Vi è infatti un 36% che ha dichiarato di aver subìto o assistito in prima persona a pratiche di scarsa inclusione sul lavoro. Una quota tra il 30% e il 40% del campione evidenzia quindi un forte ritardo della propria azienda sui princìpi dell’inclusività lavorativa, a partire dallo sviluppo del benessere (indicato dal 42%), dal rispetto delle identità (40%), dall’accoglienza (40%) e dal supporto alle competenze (40%).
Del resto, quasi la metà dei giovani (contro una quota tra il 13% e il 17% che ne vede al contrario una buona diffusione) considera il mondo del lavoro in ritardo nell’attuazione di princìpi come apertura al dialogo (45%), rispetto delle identità (44%), accoglienza (43%) e sviluppo del benessere individuale e collettivo (42%). E così, conclude l’indagine, quando cerca un nuovo impiego la metà dei giovani, specie della Gen Z, sceglie aziende che mostrano apertura, equità e rispetto e offrono supporti.
L’adesione al patto delle Agenzie per il lavoro
Il patto, presentato in occasione del meeting di Rimini 2024, ha visto tra i primi sostenitori le Agenzie per il lavoro associate a Valore D, che vi hanno trovato un ulteriore strumento per lo sviluppo della cultura del lavoro inclusivo nelle organizzazioni. “I 9 punti individuati da questo progetto – commenta per esempio Maria Raffaella Caprioglio, presidente di Umana – possono costruire il manifesto su cui stabilire nuove priorità e nuovi paradigmi”.
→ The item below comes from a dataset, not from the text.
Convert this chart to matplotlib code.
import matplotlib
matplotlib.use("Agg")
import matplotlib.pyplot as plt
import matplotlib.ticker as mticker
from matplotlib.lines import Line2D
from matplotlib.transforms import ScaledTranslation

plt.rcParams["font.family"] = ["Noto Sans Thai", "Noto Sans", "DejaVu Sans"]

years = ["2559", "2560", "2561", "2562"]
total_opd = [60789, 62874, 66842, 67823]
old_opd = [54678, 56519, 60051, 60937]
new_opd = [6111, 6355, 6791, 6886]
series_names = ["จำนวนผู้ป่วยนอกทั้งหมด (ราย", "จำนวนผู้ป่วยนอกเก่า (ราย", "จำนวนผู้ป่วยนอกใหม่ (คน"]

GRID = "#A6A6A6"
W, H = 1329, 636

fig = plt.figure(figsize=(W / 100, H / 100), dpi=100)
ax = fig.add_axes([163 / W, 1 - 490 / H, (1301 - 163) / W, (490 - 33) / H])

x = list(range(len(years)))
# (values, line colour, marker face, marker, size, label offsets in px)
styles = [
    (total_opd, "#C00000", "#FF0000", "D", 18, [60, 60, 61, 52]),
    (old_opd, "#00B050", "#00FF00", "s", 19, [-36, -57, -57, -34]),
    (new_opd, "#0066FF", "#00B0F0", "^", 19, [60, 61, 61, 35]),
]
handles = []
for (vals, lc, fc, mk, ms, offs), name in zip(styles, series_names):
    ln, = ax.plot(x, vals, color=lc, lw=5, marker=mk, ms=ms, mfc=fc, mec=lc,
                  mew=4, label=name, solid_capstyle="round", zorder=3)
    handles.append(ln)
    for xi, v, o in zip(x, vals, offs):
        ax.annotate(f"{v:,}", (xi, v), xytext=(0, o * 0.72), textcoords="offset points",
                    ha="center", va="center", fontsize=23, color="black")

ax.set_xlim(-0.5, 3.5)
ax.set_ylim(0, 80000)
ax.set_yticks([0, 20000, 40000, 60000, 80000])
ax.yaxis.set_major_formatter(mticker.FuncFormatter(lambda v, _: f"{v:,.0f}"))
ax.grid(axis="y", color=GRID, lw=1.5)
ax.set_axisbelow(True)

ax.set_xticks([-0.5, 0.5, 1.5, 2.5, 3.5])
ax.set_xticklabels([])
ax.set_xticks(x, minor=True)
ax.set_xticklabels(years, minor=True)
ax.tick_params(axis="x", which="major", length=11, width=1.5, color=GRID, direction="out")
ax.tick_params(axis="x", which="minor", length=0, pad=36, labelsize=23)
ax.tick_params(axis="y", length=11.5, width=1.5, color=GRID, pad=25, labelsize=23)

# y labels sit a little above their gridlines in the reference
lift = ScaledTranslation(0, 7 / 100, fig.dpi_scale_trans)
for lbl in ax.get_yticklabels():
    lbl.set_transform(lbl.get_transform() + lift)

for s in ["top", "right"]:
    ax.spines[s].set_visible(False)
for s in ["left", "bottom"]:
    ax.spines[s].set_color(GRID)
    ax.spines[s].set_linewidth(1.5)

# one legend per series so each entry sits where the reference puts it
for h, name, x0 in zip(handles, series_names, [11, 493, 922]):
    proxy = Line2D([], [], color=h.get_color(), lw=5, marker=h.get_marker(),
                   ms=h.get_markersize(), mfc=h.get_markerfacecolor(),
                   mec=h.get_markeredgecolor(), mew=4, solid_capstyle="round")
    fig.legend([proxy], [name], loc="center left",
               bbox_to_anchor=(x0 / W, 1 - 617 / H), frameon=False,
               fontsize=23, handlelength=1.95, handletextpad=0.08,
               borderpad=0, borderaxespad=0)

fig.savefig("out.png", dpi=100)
Umana, che ha già autonomamente intrapreso questa strada, per esempio con il Codice etico e il Bilancio di sostenibilità, ha dunque deciso con convinzione di partecipare al progetto di Valore D mirato alla trasformazione verso una nuova cultura del lavoro. “Oggi – conclude Caproglio- un’azienda per attrarre talenti deve sapersi muovere in questo nuovo contesto. Welfare, crescita e formazione devono essere parte integrante dell’offerta, ma soprattutto è necessario che ogni azienda sappia raccontare i propri valori”.